The core of the conflict:
How does the SEC determine what is and is not a security?
It involves something called The Howey Test, which refers to SEC v. W.J. Howey Co., a Supreme Court case from 1946. The Howey Company sold citrus groves to buyers in Florida, who then leased the land back to Howey. Company staff could tend the groves and sell the fruit for the owners and both parties shared in the proceeds. Most buyers had no experience in agriculture and were not required to work the land themselves.
Howey didn’t register the transactions and the SEC got involved. The Supreme Court’s ruling involves four different criteria for what constitutes an investment contract. An investment contract is:
- An investment of money
- In a common enterprise
- With the expectation of profit
- To be derived from the efforts of others
Now update this to today and we have much the same problem regarding cryptocurrency, and the core of the SEC and Coinbase (and really all of the crypto industry) contentious relationship.
Since 2018, the SEC has regulated crypto through enforcement actions, usually going after startups involved in initial coin offerings (ICO). The SEC’s position is that almost every Ethereum-based token sold in an ICO is an unregistered security and the commission is presently down the rabbit hole against crypto payments firm Ripple over its sale of its XRP cryptocurrency.
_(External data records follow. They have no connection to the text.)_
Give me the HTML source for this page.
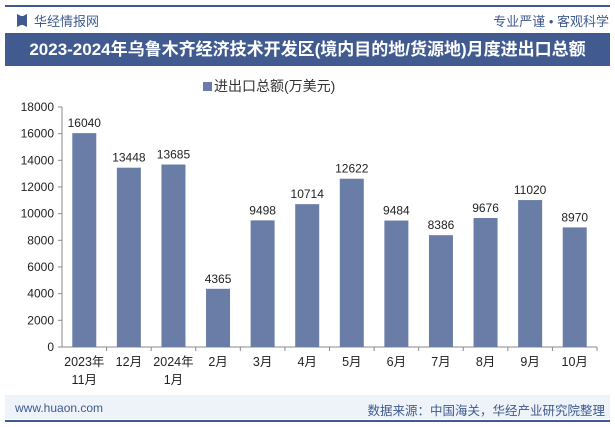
<!DOCTYPE html>
<html><head><meta charset="utf-8"><style>
body{margin:0;width:615px;height:427px;background:#fff;font-family:"Liberation Sans","Noto Sans CJK SC",sans-serif;position:relative;overflow:hidden}
.a{position:absolute}
</style></head><body>
<div class="a" style="left:5px;top:5px;width:605px;height:2px;background:#3f5a8e"></div>
<div class="a" style="left:17px;top:14px;width:10px;height:13px;background:#3f5a8e;clip-path:polygon(0 0,40% 15%,60% 15%,100% 0,100% 100%,60% 85%,40% 85%,0 100%)"></div>
<div class="a" style="left:34px;top:11px;font-size:13px;color:#3f5a8e">华经情报网</div>
<div class="a" style="right:6px;top:11px;font-size:13px;color:#3f5a8e">专业严谨 • 客观科学</div>
<div class="a" style="left:5px;top:33px;width:605px;height:33px;background:#415b91;color:#fff;font-size:17px;font-weight:bold;line-height:33px;text-align:center">2023-2024年乌鲁木齐经济技术开发区(境内目的地/货源地)月度进出口总额</div>
<div class="a" style="left:203px;top:76px;font-size:14px;color:#333"><span style="display:inline-block;width:9px;height:9px;background:#6a7da6;margin-right:2px"></span>进出口总额(万美元)</div>
<svg class="a" style="left:0;top:0" width="615" height="427" id="c"></svg>
<div class="a" style="left:5px;top:395px;width:605px;height:24px;background:#eef2f9"></div>
<div class="a" style="left:15px;top:401px;font-size:12px;color:#3f5a8e">www.huaon.com</div>
<div class="a" style="right:10px;top:400px;font-size:12.5px;color:#3f5a8e">数据来源：中国海关，华经产业研究院整理</div>
<div class="a" style="left:5px;top:420px;width:605px;height:2px;background:#3f5a8e"></div>
<script>
const categories=["2023年\n11月","12月","2024年\n1月","2月","3月","4月","5月","6月","7月","8月","9月","10月"];
const values=[16040,13448,13685,4365,9498,10714,12622,9484,8386,9676,11020,8970];
const ticks=[0,2000,4000,6000,8000,10000,12000,14000,16000,18000];
const svg=document.getElementById('c'),NS='http://www.w3.org/2000/svg';
const x0=62,x1=597,yb=347,yt=107,max=18000;
const bw=(x1-x0)/categories.length;
const y=v=>yb-(yb-yt)*v/max;
function el(t,a,p){const e=document.createElementNS(NS,t);for(const k in a)e.setAttribute(k,a[k]);(p||svg).appendChild(e);return e;}
const ax=el('line',{x1:x0,y1:yt,x2:x0,y2:yb,stroke:'#888'});

ticks.forEach(t=>{
 el('line',{x1:x0-4,y1:y(t),x2:x0,y2:y(t),stroke:'#888'});
 const tx=el('text',{x:x0-8,y:y(t)+4,'text-anchor':'end','font-size':12,fill:'#222'});tx.textContent=t;
 
});
const xa=el('line',{x1:x0,y1:yb,x2:x1,y2:yb,stroke:'#888'});

categories.forEach((c,i)=>{
 const cx=x0+bw*(i+0.5);
 el('line',{x1:x0+bw*(i+1),y1:yb,x2:x0+bw*(i+1),y2:yb+4,stroke:'#888'});
 const r=el('rect',{x:cx-12,y:y(values[i]),width:24,height:yb-y(values[i]),fill:'#6a7da6'});
 
 const v=el('text',{x:cx,y:y(values[i])-6,'text-anchor':'middle','font-size':12,fill:'#222'});v.textContent=values[i];
 
 c.split('\n').forEach((ln,j)=>{
  const t=el('text',{x:cx,y:yb+19+j*18,'text-anchor':'middle','font-size':12.5,fill:'#222'});t.textContent=ln;
  
 });
});
</script>
</body></html>
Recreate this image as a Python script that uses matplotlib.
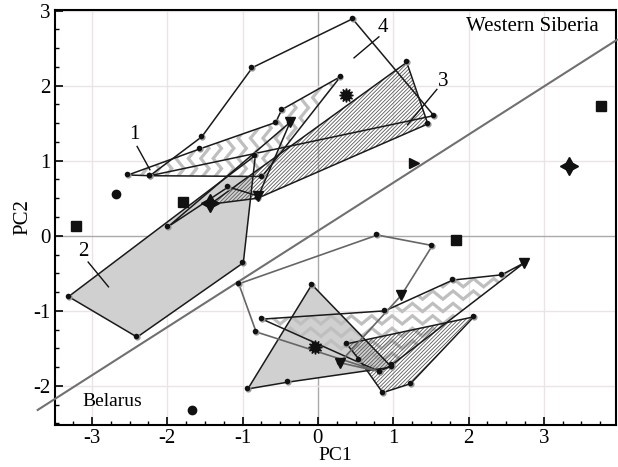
import matplotlib
matplotlib.use("Agg")
import matplotlib.pyplot as plt
import numpy as np
from matplotlib.patches import Polygon

plt.rcParams['font.family'] = ['Liberation Serif', 'DejaVu Serif']
plt.rcParams['axes.unicode_minus'] = False
plt.rcParams['hatch.linewidth'] = 0.6

# polygons (PC1, PC2)
poly1 = [(-2.52, 0.81), (-1.56, 1.16), (-0.56, 1.51), (-0.48, 1.68), (0.30, 2.12), (-0.74, 0.79), (-2.23, 0.80)]
poly2 = [(-3.31, -0.81), (-2.40, -1.35), (-0.99, -0.36), (-0.83, 1.07)]
poly3 = [(1.18, 2.31), (1.46, 1.49), (-0.80, 0.50), (-1.43, 0.42)]
poly4 = [(-2.23, 0.80), (-1.54, 1.32), (-0.87, 2.24), (0.46, 2.89), (1.54, 1.60)]
poly5 = [(-1.99, 0.12), (-0.37, 1.51), (-0.79, 0.53), (-1.19, 0.65)]

low_line = [(-1.05, -0.64), (0.79, 0.01), (1.52, -0.13), (1.11, -0.79), (0.29, -1.69), (0.82, -1.81), (-0.82, -1.28)]
low_zig = [(-0.74, -1.11), (0.89, -1.00), (1.79, -0.59), (2.44, -0.52), (2.74, -0.36), (0.98, -1.72), (0.82, -1.81)]
low_tri = [(-0.08, -0.65), (-0.93, -2.04), (-0.40, -1.95), (0.98, -1.75)]
low_hatch = [(0.38, -1.44), (2.07, -1.08), (1.23, -1.97), (0.86, -2.09), (0.55, -1.65)]

# single points
circle_pts = [(-2.68, 0.55), (-1.67, -2.32)]
square_pts = [(-3.21, 0.13), (-1.79, 0.45), (3.76, 1.73), (1.83, -0.05)]
star4_pts = [(-1.43, 0.43), (3.34, 0.93)]
aster_pts = [(0.38, 1.88), (-0.04, -1.48)]
tri_down = [(-0.79, 0.53), (-0.37, 1.51), (1.11, -0.79), (0.29, -1.69), (2.74, -0.36)]
tri_right = [(1.28, 0.97)]

# separating line ends
sep_x = [-3.72, 3.97]
sep_y = [-2.32, 2.61]

fig = plt.figure(figsize=(6.18, 4.67), dpi=100)
ax = fig.add_axes([0.089, 0.09, 0.908, 0.889])
ax.set_xlim(-3.49, 3.96)
ax.set_ylim(-2.52, 3.01)

for v in range(-3, 4):
    ax.axvline(v, color='#aaaaaa' if v == 0 else '#ebe4e4', lw=1.0, zorder=0)
for v in range(-2, 4):
    ax.axhline(v, color='#aaaaaa' if v == 0 else '#ebe4e4', lw=1.0, zorder=0)


def zigzag(patch, verts, vertical, step=0.165, wave=0.27, amp=0.055):
    pts = np.array(verts)
    x0, y0 = pts.min(axis=0) - 0.3
    x1, y1 = pts.max(axis=0) + 0.3
    if vertical:
        t = np.arange(y0, y1, wave / 2)
        s = amp * ((np.arange(len(t)) % 2) * 2 - 1)
        for c in np.arange(x0, x1, step):
            ln, = ax.plot(c + s, t, color='#bfbfbf', lw=2.3, zorder=2, solid_joinstyle='miter')
            ln.set_clip_path(patch)
    else:
        t = np.arange(x0, x1, wave / 2)
        s = amp * ((np.arange(len(t)) % 2) * 2 - 1)
        for c in np.arange(y0, y1, step):
            ln, = ax.plot(t, c + s, color='#bfbfbf', lw=2.3, zorder=2, solid_joinstyle='miter')
            ln.set_clip_path(patch)


def outline(verts, color='#1a1a1a', lw=1.1, z=4):
    ax.add_patch(Polygon(verts, closed=True, fill=False, edgecolor=color, lw=lw, zorder=z))
    xs, ys = zip(*verts)
    ax.plot(xs, ys, 'o', color='#9a9a9a', ms=4.5, zorder=z + 0.5, markeredgewidth=0)
    ax.plot(np.array(xs) - 0.012, np.array(ys) + 0.012, 'o', color='#111111', ms=4, zorder=z + 0.6, markeredgewidth=0)


# solid grey fills
for verts in (poly2, low_tri):
    ax.add_patch(Polygon(verts, closed=True, facecolor='#d0d0d0', edgecolor='none', zorder=1))

# zigzag fills
p = Polygon(poly1, closed=True, facecolor='white', edgecolor='none', zorder=1.5)
ax.add_patch(p)
zigzag(p, poly1, True)
p = Polygon(low_zig, closed=True, facecolor='none', edgecolor='none', zorder=1.5)
ax.add_patch(p)
zigzag(p, low_zig, False)

# hatched fills
for verts in (poly3, low_hatch):
    ax.add_patch(Polygon(verts, closed=True, facecolor='none', edgecolor='#5a5a5a', lw=0,
                         hatch='/' * 9, zorder=3))

for verts in (poly1, poly2, poly3, poly4, poly5, low_zig, low_tri, low_hatch):
    outline(verts)
outline(low_line, color='#666666', lw=1.2)

ax.plot(sep_x, sep_y, color='#707070', lw=1.5, clip_on=False, zorder=3)

mk = dict(color='#111111', linestyle='none', zorder=6)
ax.plot(*zip(*circle_pts), marker='o', ms=6, **mk)
ax.plot(*zip(*square_pts), marker='s', ms=7.5, **mk)
ax.plot(*zip(*star4_pts), marker=(4, 1, 0), ms=13, **mk)
ax.plot(*zip(*aster_pts), marker=(12, 1, 0), ms=10, **mk)
ax.plot(*zip(*tri_down), marker='v', ms=7.5, **mk)
ax.plot(*zip(*tri_right), marker='>', ms=7.5, **mk)

# group labels with leader lines
labels = [('1', (-2.44, 1.35), (-2.40, 1.19), (-2.23, 0.88)),
          ('2', (-3.11, -0.21), (-3.05, -0.35), (-2.78, -0.68)),
          ('3', (1.67, 2.05), (1.58, 1.95), (1.19, 1.48)),
          ('4', (0.86, 2.77), (0.81, 2.65), (0.48, 2.37))]
for txt, pos, a, b in labels:
    ax.text(pos[0], pos[1], txt, fontsize=15, ha='center', va='center', zorder=7)
    ax.plot([a[0], b[0]], [a[1], b[1]], color='#111111', lw=1.0, zorder=7)

ax.text(1.97, 2.79, 'Western Siberia', fontsize=15, ha='left', va='center')
ax.text(-3.13, -2.21, 'Belarus', fontsize=14, ha='left', va='center')

ax.set_xticks(range(-3, 4))
ax.set_yticks(range(-2, 4))
ax.set_xticks(np.arange(-3.25, 4, 0.25), minor=True)
ax.set_yticks(np.arange(-2.5, 3.01, 0.25), minor=True)
ax.tick_params(which='both', direction='in', labelsize=15, top=False, right=False)
ax.tick_params(which='major', length=6, width=1.2, pad=3)
ax.tick_params(which='minor', length=3, width=1.0)
for s in ax.spines.values():
    s.set_linewidth(1.5)
ax.set_xlabel('PC1', fontsize=14, labelpad=-1)
ax.set_ylabel('PC2', fontsize=15, labelpad=1)

fig.savefig('out.png', dpi=100)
The problem with Coinbase is equally complicated because the two combatants aren’t communicating. Coinbase has repeatedly requested guidance from the SEC regarding clear rulemaking, and even issued a petition calling upon the SEC to develop a regulatory framework for digital asset securities with formal procedures and a public notice-and-comment process, instead of the arbitrary enforcement, or guidance developed behind closed doors.
So far, though, no dice. This continues to be an ongoing issue.
Embattled Globalblock Europe rallies
The story behind Globalblock Digital Asset Trading (TSXV: BLOK) and its subsidiary Globalblock Europe UAB, bears some resemblance to Coinbase’s enduring conflict in that the company has received plenty of regulatory resistance in its short history.
Unlike Coinbase, though, that seems to be mostly in the past.
The company used to be a UK-based cryptocurrency company, and it applied for registration as sa crypto asset business with the Financial Conduct Authority in the UK to comply with the anti-money laundering, terrorist financing and fund transfer regulations. Doing everything it could above board to become a completely compliant cryptocurrency oriented company. Once the application was in the company could operate under a form of technical probation while the regulators went over the application, but even this had a shelf life.
That shelf life came and went with no communication and in its place came a warning from the FCA about its intend to refuse the application due to the company’s failure to comply.
This led to a few more months of non-communication until it became obvious to the company that the UK wasn’t going to be interested in having a civil dialogue, so the company left and set up in Lithuania, which is much more crypto-friendly.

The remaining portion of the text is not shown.